History Offers a Warning - and a Precedent
These two sides have met at a World Cup before, and the template from 2014 is instructive. Switzerland set up to frustrate Argentina in that round-of-16 tie, defended with real organisation and discipline, and came remarkably close to forcing the champions out - only for a Di Maria goal in the 118th minute to end their resistance. Xhaka played in that game. He will remember it. The Swiss are not approaching Saturday as tourists. They topped their group, they have conceded sparingly and they possess the collective experience to make the next 90 minutes - and potentially 120 - deeply uncomfortable for Argentina. The danger, as Yakin will know better than anyone, is that one moment of Messi magic can undo everything.
The Messi Factor - and Argentina's Tactical Ceiling
Messi is the leading scorer at this World Cup and the all-time top scorer in World Cup history. Those are the facts, and no tactical discussion about Argentina can be held without acknowledging them. Switzerland's best-case scenario is that they replicate what Egypt achieved for most of that match in Atlanta: pack the central lanes, deny Messi the space between the lines and force Argentina's supporting cast to find answers on their own. Egypt almost pulled it off. Switzerland are a considerably better defensive unit than Egypt. The issue for Yakin is that even Egypt, even with a two-goal lead, could not hold Argentina. That collective belief - the unshakeable certainty that games are never over - is an intangible that Scaloni's squad has carried since their 2021 Copa America triumph, reinforced by the 2022 World Cup and the 2024 Copa America retention. It is not swagger. It is something quieter and more durable. Whether Lautaro Martinez earns a start over the misfiring Julian Alvarez, and whether that changes Argentina's attacking dynamism, will be one of the key sub-plots to watch.
What Our Writers Think
Our panel is split on the outcome, which in itself tells you something about how genuinely open this tie is. The majority lean towards Argentina advancing, but no one is predicting a comfortable evening.
- Conor O'Neill: Argentina 1-0 Switzerland. Switzerland lack the attacking firepower to hurt Argentina without Manzambi, but they will make it hard.
- Phil Hay: Argentina 2-0 Switzerland. Expects Argentina to score first, which forces Switzerland to open up - and Messi to punish them.
- James Horncastle: Argentina 2-2 Switzerland, Argentina on penalties. Switzerland are better than their reputation. Xhaka and Freuler form a tigerish midfield. Emiliano Martinez may be needed.
- Anantaajith Raghuraman: Argentina 2-1 Switzerland after extra time. Messi proves the difference, but the Swiss drag it past 90 minutes - just as they did in 2014.
- Max Mathews: Switzerland 3-2 Argentina after extra time. Argentina are defensively porous and dependent on a 39-year-old. The upset is possible.

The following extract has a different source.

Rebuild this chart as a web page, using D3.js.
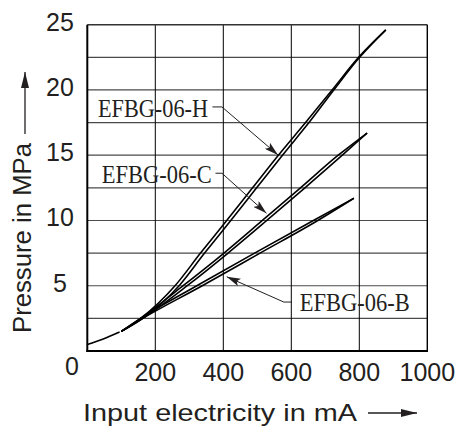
<!DOCTYPE html>
<html><head><meta charset="utf-8">
<script src="https://cdn.jsdelivr.net/npm/d3@7"></script>
<style>body{margin:0;background:#fff}svg{display:block}</style>
</head><body><svg id="c" width="459" height="433"></svg>
<script>
// ---- data ----
const xTickLabels = [200, 400, 600, 800, 1000];
const yTickLabels = [5, 10, 15, 20, 25];
const xGrid = [200, 400, 600, 800];
const yGrid = [2.5, 5, 7.5, 10, 12.5, 15, 17.5, 20, 22.5];

const baseCurrent = [0, 45, 95];
const basePressure = [0.5, 0.9, 1.45];

const pressureH = [1.5, 2.5, 5, 7.5, 10, 12.5, 15, 17.5, 20, 22.5, 24.6];
const currentHUp = [100, 157, 258, 333, 410, 486, 562, 642, 720, 798, 878];
const currentHDown = [100, 163, 270, 345, 422, 498, 574, 652, 725, 801, 878];

const pressureC = [1.5, 2.5, 5, 7.5, 10, 12.5, 15, 16.7];
const currentCUp = [100, 157, 282, 402, 515, 627, 738, 823];
const currentCDown = [100, 163, 294, 414, 528, 640, 750, 823];

const pressureB = [1.5, 2.5, 5, 7.5, 10, 11.7];
const currentBUp = [100, 157, 322, 492, 665, 784];
const currentBDown = [100, 163, 338, 508, 678, 784];

const labels = ["EFBG-06-H", "EFBG-06-C", "EFBG-06-B"];
// label anchor (mA, MPa), leader tick start/end, arrow tip
const labelPos = [[355, 17.93, "end"], [366, 12.9, "end"], [625, 3.03, "start"]];
const leaderFrom = [[368, 18.7], [377, 13.62], [602, 3.75]];
const leaderKnee = [[396, 18.7], [396, 13.62], [578, 3.75]];
const leaderTip = [[561, 15.02], [527, 10.55], [410, 5.69]];

// ---- chart ----
const svg = d3.select("#c");
const x = d3.scaleLinear().domain([0, 1000]).range([87.3, 427.3]);
const y = d3.scaleLinear().domain([0, 25]).range([351, 24.7]);
const ink = "#231f20";

// grid
svg.append("g").selectAll("line").data(yGrid).join("line")
  .attr("x1", x(0)).attr("x2", x(1000)).attr("y1", d => y(d)).attr("y2", d => y(d))
  .attr("stroke", "#4a4a4a").attr("stroke-width", 1.2);
svg.append("g").selectAll("line").data(xGrid).join("line")
  .attr("y1", y(0)).attr("y2", y(25)).attr("x1", d => x(d)).attr("x2", d => x(d))
  .attr("stroke", "#000").attr("stroke-width", 1);
// frame
svg.append("line").attr("x1", x(0)).attr("x2", x(1000)).attr("y1", y(25)).attr("y2", y(25)).attr("stroke", "#333").attr("stroke-width", 1.4);
svg.append("line").attr("x1", x(1000)).attr("x2", x(1000)).attr("y1", y(0)).attr("y2", y(25)).attr("stroke", "#000").attr("stroke-width", 1.4);
svg.append("line").attr("x1", x(0)).attr("x2", x(0)).attr("y1", y(0) + 1).attr("y2", y(25)).attr("stroke", "#000").attr("stroke-width", 2);
svg.append("line").attr("x1", x(0) - 1).attr("x2", x(1000) + 0.7).attr("y1", y(0)).attr("y2", y(0)).attr("stroke", "#000").attr("stroke-width", 2);

// curves
const line = d3.line().x(d => x(d[0])).y(d => y(d[1])).curve(d3.curveMonotoneX);
const zip = (cs, ps) => cs.map((c, i) => [c, ps[i]]);
const series = [
  zip(baseCurrent, basePressure),
  zip(currentHUp, pressureH), zip(currentHDown, pressureH),
  zip(currentCUp, pressureC), zip(currentCDown, pressureC),
  zip(currentBUp, pressureB), zip(currentBDown, pressureB)
];
svg.append("g").selectAll("path").data(series).join("path")
  .attr("d", line).attr("fill", "none").attr("stroke", "#000")
  .attr("stroke-width", 1.6).attr("stroke-linejoin", "round");

// leaders
const defs = svg.append("defs");
defs.append("marker").attr("id", "ah").attr("viewBox", "0 0 14 8").attr("refX", 14).attr("refY", 4)
  .attr("markerWidth", 14).attr("markerHeight", 8).attr("markerUnits", "userSpaceOnUse").attr("orient", "auto")
  .append("path").attr("d", "M0,0 L14,4 L0,8 L3,4 Z").attr("fill", ink);
labels.forEach((t, i) => {
  svg.append("path")
    .attr("d", d3.line()([[x(leaderFrom[i][0]), y(leaderFrom[i][1])], [x(leaderKnee[i][0]), y(leaderKnee[i][1])], [x(leaderTip[i][0]), y(leaderTip[i][1])]]))
    .attr("fill", "none").attr("stroke", ink).attr("stroke-width", 1).attr("marker-end", "url(#ah)");
  svg.append("text").attr("x", x(labelPos[i][0])).attr("y", y(labelPos[i][1]))
    .attr("text-anchor", labelPos[i][2]).attr("font-family", "Liberation Serif, Times New Roman, serif")
    .attr("font-size", 26).attr("fill", ink)
    .attr("textLength", 110).attr("lengthAdjust", "spacingAndGlyphs").text(t);
});

// tick labels
const sans = "Liberation Sans, Arial, sans-serif";
svg.append("g").selectAll("text").data(xTickLabels).join("text")
  .attr("x", d => x(d)).attr("y", 381).attr("text-anchor", "middle")
  .attr("font-family", sans).attr("font-size", 25).attr("fill", ink).text(d => d);
svg.append("g").selectAll("text").data(yTickLabels).join("text")
  .attr("x", 60).attr("y", d => y(d) + 6).attr("text-anchor", "middle")
  .attr("font-family", sans).attr("font-size", 25).attr("fill", ink).text(d => d);
svg.append("text").attr("x", 72).attr("y", 375).attr("text-anchor", "middle")
  .attr("font-family", sans).attr("font-size", 25).attr("fill", ink).text("0");

// axis titles
svg.append("text").attr("x", 83).attr("y", 421).attr("font-family", sans).attr("font-size", 24)
  .attr("fill", ink).attr("textLength", 274).attr("lengthAdjust", "spacingAndGlyphs").text("Input electricity in mA");
defs.append("marker").attr("id", "ah2").attr("viewBox", "0 0 16 8").attr("refX", 16).attr("refY", 4)
  .attr("markerWidth", 16).attr("markerHeight", 8).attr("markerUnits", "userSpaceOnUse").attr("orient", "auto")
  .append("path").attr("d", "M0,0 L16,4 L0,8 Z").attr("fill", ink);
svg.append("line").attr("x1", 368).attr("x2", 417).attr("y1", 413).attr("y2", 413)
  .attr("stroke", ink).attr("stroke-width", 1.3).attr("marker-end", "url(#ah2)");

svg.append("text").attr("transform", "translate(31,333) rotate(-90)")
  .attr("font-family", sans).attr("font-size", 25).attr("fill", ink)
  .attr("textLength", 190).attr("lengthAdjust", "spacingAndGlyphs").text("Pressure in MPa");
svg.append("line").attr("x1", 25).attr("x2", 25).attr("y1", 134).attr("y2", 72)
  .attr("stroke", ink).attr("stroke-width", 1.3).attr("marker-end", "url(#ah2)");
</script></body></html>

The 100th match of this World Cup deserves a big occasion. Argentina's campaign has been defined by drama, resilience and the constant, nagging sense that something is not quite right. Switzerland's has been defined by organisation, patience and collective belief of a different but equally stubborn kind. Kansas City is the setting. Saturday is the date. Messi is on one side, Xhaka on the other. However it ends, it will not be forgettable.